— start —

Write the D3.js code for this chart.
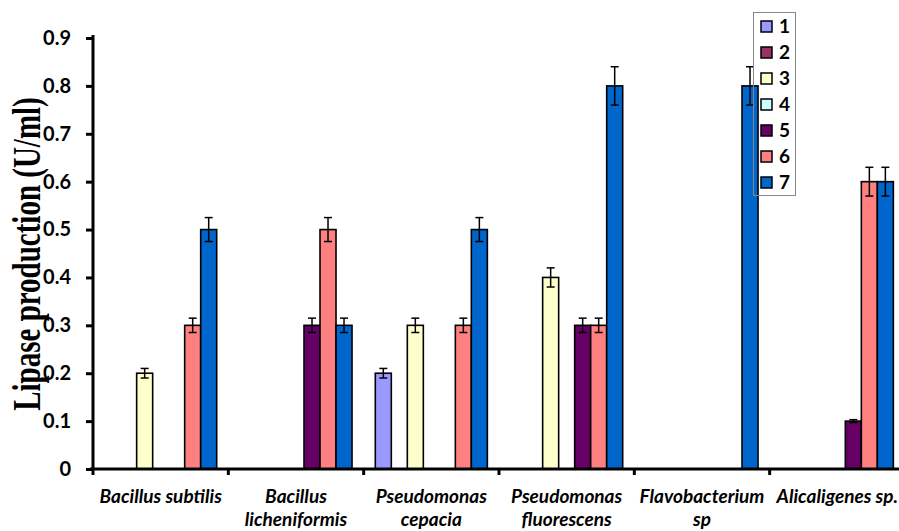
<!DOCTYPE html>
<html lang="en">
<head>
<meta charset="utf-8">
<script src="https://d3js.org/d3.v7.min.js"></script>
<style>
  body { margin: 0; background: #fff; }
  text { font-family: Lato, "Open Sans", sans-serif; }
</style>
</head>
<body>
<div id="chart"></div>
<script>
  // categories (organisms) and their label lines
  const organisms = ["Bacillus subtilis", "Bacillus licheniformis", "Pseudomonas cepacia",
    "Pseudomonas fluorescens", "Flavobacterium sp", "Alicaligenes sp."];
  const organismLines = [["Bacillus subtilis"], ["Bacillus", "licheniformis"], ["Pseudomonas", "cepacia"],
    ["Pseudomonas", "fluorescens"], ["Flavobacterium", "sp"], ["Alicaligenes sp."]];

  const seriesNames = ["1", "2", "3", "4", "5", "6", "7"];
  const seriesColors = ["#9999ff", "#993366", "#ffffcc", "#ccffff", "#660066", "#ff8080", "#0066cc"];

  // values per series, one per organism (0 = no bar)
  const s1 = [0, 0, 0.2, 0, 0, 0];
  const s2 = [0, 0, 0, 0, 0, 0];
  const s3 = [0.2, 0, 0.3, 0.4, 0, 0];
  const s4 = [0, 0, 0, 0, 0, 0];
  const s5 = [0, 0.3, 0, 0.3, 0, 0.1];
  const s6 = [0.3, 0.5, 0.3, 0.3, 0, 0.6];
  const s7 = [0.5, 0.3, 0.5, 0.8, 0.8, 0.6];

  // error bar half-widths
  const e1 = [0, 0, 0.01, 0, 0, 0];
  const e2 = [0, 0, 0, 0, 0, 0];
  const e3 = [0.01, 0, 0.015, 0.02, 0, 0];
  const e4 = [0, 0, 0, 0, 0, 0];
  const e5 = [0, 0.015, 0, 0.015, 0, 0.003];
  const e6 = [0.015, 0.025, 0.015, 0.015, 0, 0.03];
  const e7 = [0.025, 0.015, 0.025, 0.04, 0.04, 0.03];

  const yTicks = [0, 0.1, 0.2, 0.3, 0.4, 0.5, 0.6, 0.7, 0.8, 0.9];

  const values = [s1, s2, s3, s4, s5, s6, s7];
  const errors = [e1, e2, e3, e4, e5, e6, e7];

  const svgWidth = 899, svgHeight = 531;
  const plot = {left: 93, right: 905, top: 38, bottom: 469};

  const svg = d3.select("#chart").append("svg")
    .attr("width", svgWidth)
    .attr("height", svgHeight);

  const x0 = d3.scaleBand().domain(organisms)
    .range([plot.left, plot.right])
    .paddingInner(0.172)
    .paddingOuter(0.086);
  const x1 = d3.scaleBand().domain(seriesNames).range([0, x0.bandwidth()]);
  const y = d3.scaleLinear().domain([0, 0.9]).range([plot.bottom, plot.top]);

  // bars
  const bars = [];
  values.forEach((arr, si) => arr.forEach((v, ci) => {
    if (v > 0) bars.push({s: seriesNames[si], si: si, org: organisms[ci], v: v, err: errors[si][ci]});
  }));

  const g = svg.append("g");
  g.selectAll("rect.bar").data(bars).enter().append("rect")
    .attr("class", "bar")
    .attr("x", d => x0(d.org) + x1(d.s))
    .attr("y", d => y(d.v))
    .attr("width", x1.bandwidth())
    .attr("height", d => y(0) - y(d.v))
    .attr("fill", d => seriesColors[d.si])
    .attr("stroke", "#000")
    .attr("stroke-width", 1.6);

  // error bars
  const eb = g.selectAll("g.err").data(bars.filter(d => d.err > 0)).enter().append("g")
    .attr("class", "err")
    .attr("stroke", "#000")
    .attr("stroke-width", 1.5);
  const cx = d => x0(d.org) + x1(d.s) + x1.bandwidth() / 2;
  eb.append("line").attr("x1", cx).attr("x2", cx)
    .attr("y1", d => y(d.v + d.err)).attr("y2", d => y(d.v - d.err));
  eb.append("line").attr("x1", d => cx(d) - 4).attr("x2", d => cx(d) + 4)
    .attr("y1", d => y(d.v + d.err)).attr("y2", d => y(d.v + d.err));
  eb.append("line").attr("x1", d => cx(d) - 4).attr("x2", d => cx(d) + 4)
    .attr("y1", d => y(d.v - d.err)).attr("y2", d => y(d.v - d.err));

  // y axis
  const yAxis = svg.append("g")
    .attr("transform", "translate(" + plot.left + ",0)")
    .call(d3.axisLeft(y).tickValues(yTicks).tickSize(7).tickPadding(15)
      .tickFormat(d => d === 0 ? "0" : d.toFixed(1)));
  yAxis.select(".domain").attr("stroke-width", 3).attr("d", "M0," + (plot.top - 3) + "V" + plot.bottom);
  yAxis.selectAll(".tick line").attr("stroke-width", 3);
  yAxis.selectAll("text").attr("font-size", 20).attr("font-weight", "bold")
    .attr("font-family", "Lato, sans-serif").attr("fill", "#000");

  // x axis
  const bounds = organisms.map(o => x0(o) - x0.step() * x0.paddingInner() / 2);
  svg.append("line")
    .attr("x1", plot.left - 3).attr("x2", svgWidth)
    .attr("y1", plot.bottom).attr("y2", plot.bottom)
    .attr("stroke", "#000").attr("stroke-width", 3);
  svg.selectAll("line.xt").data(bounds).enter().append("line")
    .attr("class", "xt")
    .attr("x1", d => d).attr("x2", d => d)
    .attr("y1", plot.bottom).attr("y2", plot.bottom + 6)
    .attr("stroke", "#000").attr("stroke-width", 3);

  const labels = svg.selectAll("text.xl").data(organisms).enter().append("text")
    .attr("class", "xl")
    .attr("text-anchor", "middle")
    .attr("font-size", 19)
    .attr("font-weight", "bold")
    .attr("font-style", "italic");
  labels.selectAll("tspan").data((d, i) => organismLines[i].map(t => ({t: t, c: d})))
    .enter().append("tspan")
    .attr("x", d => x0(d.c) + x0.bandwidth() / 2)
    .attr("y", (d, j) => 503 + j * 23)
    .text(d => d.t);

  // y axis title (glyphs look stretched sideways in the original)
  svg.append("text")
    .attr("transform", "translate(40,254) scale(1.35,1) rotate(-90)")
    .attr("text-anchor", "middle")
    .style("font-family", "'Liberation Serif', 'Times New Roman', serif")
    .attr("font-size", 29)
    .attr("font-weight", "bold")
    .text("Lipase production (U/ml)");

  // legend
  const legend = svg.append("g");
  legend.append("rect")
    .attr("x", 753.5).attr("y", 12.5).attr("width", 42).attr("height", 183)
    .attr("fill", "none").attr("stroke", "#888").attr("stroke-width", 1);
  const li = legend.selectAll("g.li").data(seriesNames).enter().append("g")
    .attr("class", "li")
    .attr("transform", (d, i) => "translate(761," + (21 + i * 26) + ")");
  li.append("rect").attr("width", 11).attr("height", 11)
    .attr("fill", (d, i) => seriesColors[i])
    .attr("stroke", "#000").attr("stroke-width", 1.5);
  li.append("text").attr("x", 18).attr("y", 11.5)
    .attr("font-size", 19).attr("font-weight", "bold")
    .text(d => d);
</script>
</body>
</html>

— end —

Directions for this task: Except for the pictures, reproduce every line exactly.

The reply:
Write the D3.js code for this chart.
<!DOCTYPE html>
<html lang="en">
<head>
<meta charset="utf-8">
<script src="https://d3js.org/d3.v7.min.js"></script>
<style>
  body { margin: 0; background: #fff; }
  text { font-family: Lato, "Open Sans", sans-serif; }
</style>
</head>
<body>
<div id="chart"></div>
<script>
  // categories (organisms) and their label lines
  const organisms = ["Bacillus subtilis", "Bacillus licheniformis", "Pseudomonas cepacia",
    "Pseudomonas fluorescens", "Flavobacterium sp", "Alicaligenes sp."];
  const organismLines = [["Bacillus subtilis"], ["Bacillus", "licheniformis"], ["Pseudomonas", "cepacia"],
    ["Pseudomonas", "fluorescens"], ["Flavobacterium", "sp"], ["Alicaligenes sp."]];

  const seriesNames = ["1", "2", "3", "4", "5", "6", "7"];
  const seriesColors = ["#9999ff", "#993366", "#ffffcc", "#ccffff", "#660066", "#ff8080", "#0066cc"];

  // values per series, one per organism (0 = no bar)
  const s1 = [0, 0, 0.2, 0, 0, 0];
  const s2 = [0, 0, 0, 0, 0, 0];
  const s3 = [0.2, 0, 0.3, 0.4, 0, 0];
  const s4 = [0, 0, 0, 0, 0, 0];
  const s5 = [0, 0.3, 0, 0.3, 0, 0.1];
  const s6 = [0.3, 0.5, 0.3, 0.3, 0, 0.6];
  const s7 = [0.5, 0.3, 0.5, 0.8, 0.8, 0.6];

  // error bar half-widths
  const e1 = [0, 0, 0.01, 0, 0, 0];
  const e2 = [0, 0, 0, 0, 0, 0];
  const e3 = [0.01, 0, 0.015, 0.02, 0, 0];
  const e4 = [0, 0, 0, 0, 0, 0];
  const e5 = [0, 0.015, 0, 0.015, 0, 0.003];
  const e6 = [0.015, 0.025, 0.015, 0.015, 0, 0.03];
  const e7 = [0.025, 0.015, 0.025, 0.04, 0.04, 0.03];

  const yTicks = [0, 0.1, 0.2, 0.3, 0.4, 0.5, 0.6, 0.7, 0.8, 0.9];

  const values = [s1, s2, s3, s4, s5, s6, s7];
  const errors = [e1, e2, e3, e4, e5, e6, e7];

  const svgWidth = 899, svgHeight = 531;
  const plot = {left: 93, right: 905, top: 38, bottom: 469};

  const svg = d3.select("#chart").append("svg")
    .attr("width", svgWidth)
    .attr("height", svgHeight);

  const x0 = d3.scaleBand().domain(organisms)
    .range([plot.left, plot.right])
    .paddingInner(0.172)
    .paddingOuter(0.086);
  const x1 = d3.scaleBand().domain(seriesNames).range([0, x0.bandwidth()]);
  const y = d3.scaleLinear().domain([0, 0.9]).range([plot.bottom, plot.top]);

  // bars
  const bars = [];
  values.forEach((arr, si) => arr.forEach((v, ci) => {
    if (v > 0) bars.push({s: seriesNames[si], si: si, org: organisms[ci], v: v, err: errors[si][ci]});
  }));

  const g = svg.append("g");
  g.selectAll("rect.bar").data(bars).enter().append("rect")
    .attr("class", "bar")
    .attr("x", d => x0(d.org) + x1(d.s))
    .attr("y", d => y(d.v))
    .attr("width", x1.bandwidth())
    .attr("height", d => y(0) - y(d.v))
    .attr("fill", d => seriesColors[d.si])
    .attr("stroke", "#000")
    .attr("stroke-width", 1.6);

  // error bars
  const eb = g.selectAll("g.err").data(bars.filter(d => d.err > 0)).enter().append("g")
    .attr("class", "err")
    .attr("stroke", "#000")
    .attr("stroke-width", 1.5);
  const cx = d => x0(d.org) + x1(d.s) + x1.bandwidth() / 2;
  eb.append("line").attr("x1", cx).attr("x2", cx)
    .attr("y1", d => y(d.v + d.err)).attr("y2", d => y(d.v - d.err));
  eb.append("line").attr("x1", d => cx(d) - 4).attr("x2", d => cx(d) + 4)
    .attr("y1", d => y(d.v + d.err)).attr("y2", d => y(d.v + d.err));
  eb.append("line").attr("x1", d => cx(d) - 4).attr("x2", d => cx(d) + 4)
    .attr("y1", d => y(d.v - d.err)).attr("y2", d => y(d.v - d.err));

  // y axis
  const yAxis = svg.append("g")
    .attr("transform", "translate(" + plot.left + ",0)")
    .call(d3.axisLeft(y).tickValues(yTicks).tickSize(7).tickPadding(15)
      .tickFormat(d => d === 0 ? "0" : d.toFixed(1)));
  yAxis.select(".domain").attr("stroke-width", 3).attr("d", "M0," + (plot.top - 3) + "V" + plot.bottom);
  yAxis.selectAll(".tick line").attr("stroke-width", 3);
  yAxis.selectAll("text").attr("font-size", 20).attr("font-weight", "bold")
    .attr("font-family", "Lato, sans-serif").attr("fill", "#000");

  // x axis
  const bounds = organisms.map(o => x0(o) - x0.step() * x0.paddingInner() / 2);
  svg.append("line")
    .attr("x1", plot.left - 3).attr("x2", svgWidth)
    .attr("y1", plot.bottom).attr("y2", plot.bottom)
    .attr("stroke", "#000").attr("stroke-width", 3);
  svg.selectAll("line.xt").data(bounds).enter().append("line")
    .attr("class", "xt")
    .attr("x1", d => d).attr("x2", d => d)
    .attr("y1", plot.bottom).attr("y2", plot.bottom + 6)
    .attr("stroke", "#000").attr("stroke-width", 3);

  const labels = svg.selectAll("text.xl").data(organisms).enter().append("text")
    .attr("class", "xl")
    .attr("text-anchor", "middle")
    .attr("font-size", 19)
    .attr("font-weight", "bold")
    .attr("font-style", "italic");
  labels.selectAll("tspan").data((d, i) => organismLines[i].map(t => ({t: t, c: d})))
    .enter().append("tspan")
    .attr("x", d => x0(d.c) + x0.bandwidth() / 2)
    .attr("y", (d, j) => 503 + j * 23)
    .text(d => d.t);

  // y axis title (glyphs look stretched sideways in the original)
  svg.append("text")
    .attr("transform", "translate(40,254) scale(1.35,1) rotate(-90)")
    .attr("text-anchor", "middle")
    .style("font-family", "'Liberation Serif', 'Times New Roman', serif")
    .attr("font-size", 29)
    .attr("font-weight", "bold")
    .text("Lipase production (U/ml)");

  // legend
  const legend = svg.append("g");
  legend.append("rect")
    .attr("x", 753.5).attr("y", 12.5).attr("width", 42).attr("height", 183)
    .attr("fill", "none").attr("stroke", "#888").attr("stroke-width", 1);
  const li = legend.selectAll("g.li").data(seriesNames).enter().append("g")
    .attr("class", "li")
    .attr("transform", (d, i) => "translate(761," + (21 + i * 26) + ")");
  li.append("rect").attr("width", 11).attr("height", 11)
    .attr("fill", (d, i) => seriesColors[i])
    .attr("stroke", "#000").attr("stroke-width", 1.5);
  li.append("text").attr("x", 18).attr("y", 11.5)
    .attr("font-size", 19).attr("font-weight", "bold")
    .text(d => d);
</script>
</body>
</html>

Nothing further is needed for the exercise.